(Code that draws figures)
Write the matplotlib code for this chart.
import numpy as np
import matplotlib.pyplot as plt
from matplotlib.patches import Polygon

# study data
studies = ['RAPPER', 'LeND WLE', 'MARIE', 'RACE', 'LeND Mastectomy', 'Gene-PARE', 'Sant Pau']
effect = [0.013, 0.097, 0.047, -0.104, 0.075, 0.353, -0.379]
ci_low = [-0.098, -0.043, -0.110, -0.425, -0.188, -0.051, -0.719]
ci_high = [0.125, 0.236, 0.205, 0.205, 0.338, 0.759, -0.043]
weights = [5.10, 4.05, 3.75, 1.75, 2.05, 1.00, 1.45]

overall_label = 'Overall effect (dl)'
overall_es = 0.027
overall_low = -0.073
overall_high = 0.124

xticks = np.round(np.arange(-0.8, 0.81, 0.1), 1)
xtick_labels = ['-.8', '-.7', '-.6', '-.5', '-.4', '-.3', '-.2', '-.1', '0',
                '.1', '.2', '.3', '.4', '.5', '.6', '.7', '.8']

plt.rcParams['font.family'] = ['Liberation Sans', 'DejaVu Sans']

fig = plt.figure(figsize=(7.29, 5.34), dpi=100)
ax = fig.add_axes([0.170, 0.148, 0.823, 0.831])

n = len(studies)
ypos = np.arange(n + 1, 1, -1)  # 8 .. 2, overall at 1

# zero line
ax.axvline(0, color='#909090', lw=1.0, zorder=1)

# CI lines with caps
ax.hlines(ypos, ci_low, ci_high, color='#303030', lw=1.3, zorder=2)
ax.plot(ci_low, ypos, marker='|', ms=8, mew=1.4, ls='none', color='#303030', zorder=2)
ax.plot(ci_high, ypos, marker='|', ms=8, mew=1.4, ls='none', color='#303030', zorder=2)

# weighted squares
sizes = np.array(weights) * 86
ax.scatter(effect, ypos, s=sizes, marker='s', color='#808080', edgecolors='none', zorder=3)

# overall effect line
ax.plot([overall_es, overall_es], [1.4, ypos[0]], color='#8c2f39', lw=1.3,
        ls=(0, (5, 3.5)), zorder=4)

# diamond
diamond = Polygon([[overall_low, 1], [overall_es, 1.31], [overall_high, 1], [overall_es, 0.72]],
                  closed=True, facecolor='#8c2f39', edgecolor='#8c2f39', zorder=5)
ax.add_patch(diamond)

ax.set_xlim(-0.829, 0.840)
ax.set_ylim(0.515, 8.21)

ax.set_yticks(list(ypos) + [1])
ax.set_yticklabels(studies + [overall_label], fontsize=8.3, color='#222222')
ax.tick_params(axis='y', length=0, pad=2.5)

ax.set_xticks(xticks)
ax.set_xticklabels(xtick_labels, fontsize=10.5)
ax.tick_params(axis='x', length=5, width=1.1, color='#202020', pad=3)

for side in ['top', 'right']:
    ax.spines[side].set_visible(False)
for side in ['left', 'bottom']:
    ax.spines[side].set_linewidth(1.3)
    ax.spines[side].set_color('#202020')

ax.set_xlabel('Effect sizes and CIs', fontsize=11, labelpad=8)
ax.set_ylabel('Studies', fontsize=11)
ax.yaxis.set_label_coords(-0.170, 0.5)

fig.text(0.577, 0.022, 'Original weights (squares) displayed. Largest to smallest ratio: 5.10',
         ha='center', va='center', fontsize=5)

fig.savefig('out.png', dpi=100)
==
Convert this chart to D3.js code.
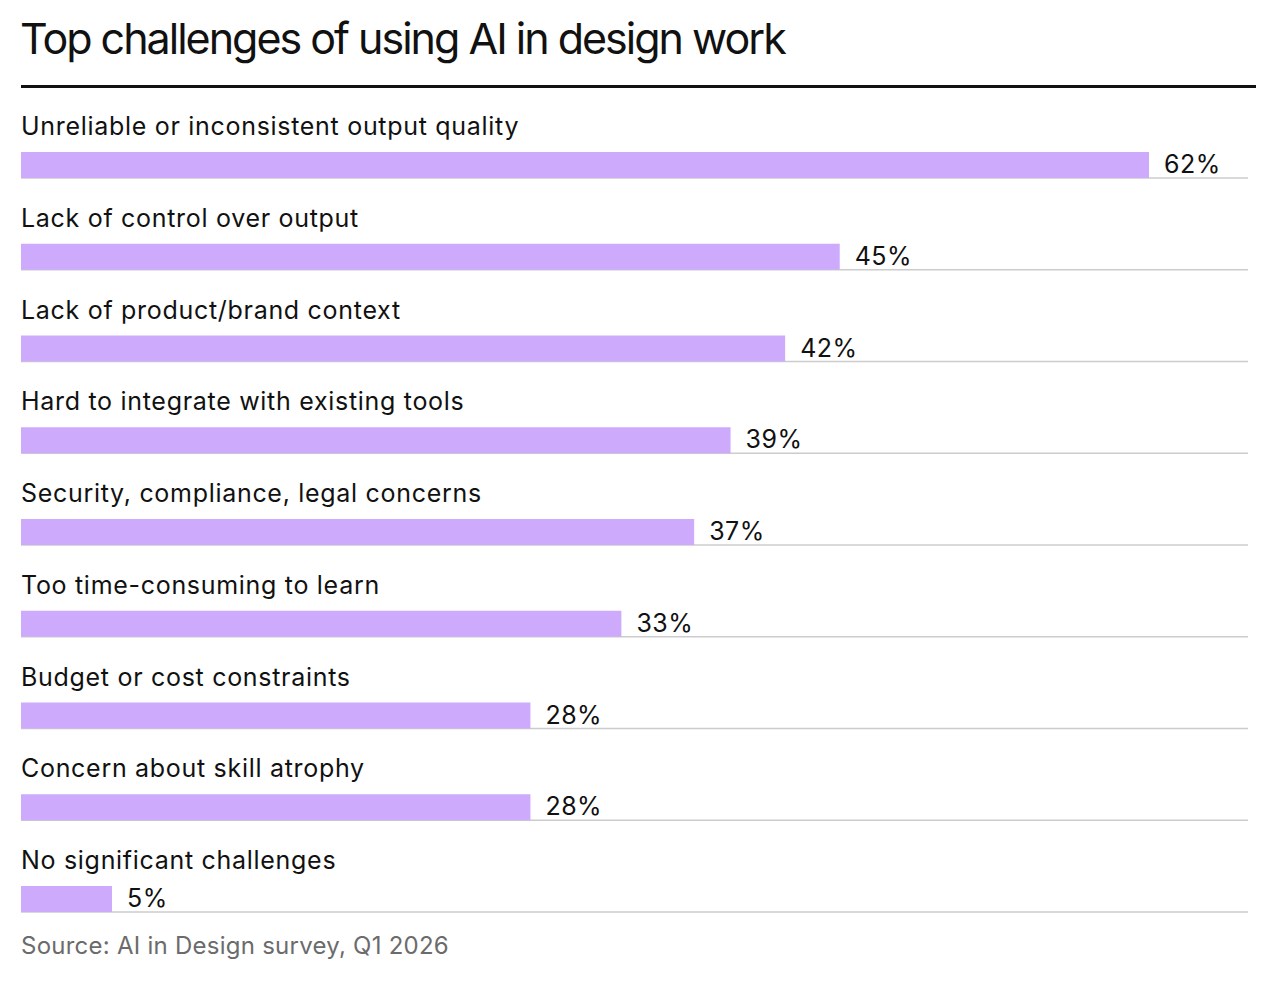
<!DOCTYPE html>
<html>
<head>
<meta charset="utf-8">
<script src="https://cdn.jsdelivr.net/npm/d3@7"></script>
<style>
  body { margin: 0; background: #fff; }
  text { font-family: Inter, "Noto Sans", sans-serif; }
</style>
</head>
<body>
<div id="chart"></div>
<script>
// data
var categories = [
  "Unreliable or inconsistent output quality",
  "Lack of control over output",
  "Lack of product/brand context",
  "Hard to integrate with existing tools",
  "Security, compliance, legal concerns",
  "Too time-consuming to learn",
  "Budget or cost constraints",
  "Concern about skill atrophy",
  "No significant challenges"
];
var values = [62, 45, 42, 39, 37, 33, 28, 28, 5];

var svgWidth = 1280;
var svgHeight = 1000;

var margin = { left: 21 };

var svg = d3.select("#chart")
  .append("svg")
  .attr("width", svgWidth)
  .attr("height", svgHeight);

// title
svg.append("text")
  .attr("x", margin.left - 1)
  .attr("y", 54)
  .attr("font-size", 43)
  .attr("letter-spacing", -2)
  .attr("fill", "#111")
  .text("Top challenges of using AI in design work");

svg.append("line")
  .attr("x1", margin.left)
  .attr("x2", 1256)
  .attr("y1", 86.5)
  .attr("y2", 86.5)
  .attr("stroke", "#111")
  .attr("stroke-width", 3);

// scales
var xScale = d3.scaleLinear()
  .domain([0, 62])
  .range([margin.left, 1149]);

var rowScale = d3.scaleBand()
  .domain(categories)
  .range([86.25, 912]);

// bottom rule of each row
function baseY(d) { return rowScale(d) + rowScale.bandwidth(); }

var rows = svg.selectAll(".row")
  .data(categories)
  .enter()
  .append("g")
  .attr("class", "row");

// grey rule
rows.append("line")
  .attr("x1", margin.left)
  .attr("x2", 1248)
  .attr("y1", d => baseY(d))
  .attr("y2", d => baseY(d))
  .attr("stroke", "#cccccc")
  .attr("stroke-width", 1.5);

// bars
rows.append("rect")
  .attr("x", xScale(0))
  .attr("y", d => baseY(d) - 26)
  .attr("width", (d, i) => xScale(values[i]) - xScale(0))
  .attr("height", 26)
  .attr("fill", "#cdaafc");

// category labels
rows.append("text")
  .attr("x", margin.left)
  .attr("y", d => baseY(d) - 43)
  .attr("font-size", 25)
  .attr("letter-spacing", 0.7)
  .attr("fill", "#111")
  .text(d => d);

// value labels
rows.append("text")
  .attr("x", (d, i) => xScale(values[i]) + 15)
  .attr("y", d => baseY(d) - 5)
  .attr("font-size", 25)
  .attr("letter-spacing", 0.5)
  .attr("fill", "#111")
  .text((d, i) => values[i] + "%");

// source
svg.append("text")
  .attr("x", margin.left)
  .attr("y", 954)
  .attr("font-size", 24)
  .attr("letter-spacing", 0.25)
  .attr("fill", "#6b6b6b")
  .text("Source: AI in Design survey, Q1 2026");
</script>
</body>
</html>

- _REQUIRED WORK_
Gather all lines where the word "chart" appears.

- _RESULT OF THIS TASK_
Write the matplotlib code for this chart.
Convert this chart to D3.js code.
<div id="chart"></div>
var svg = d3.select("#chart")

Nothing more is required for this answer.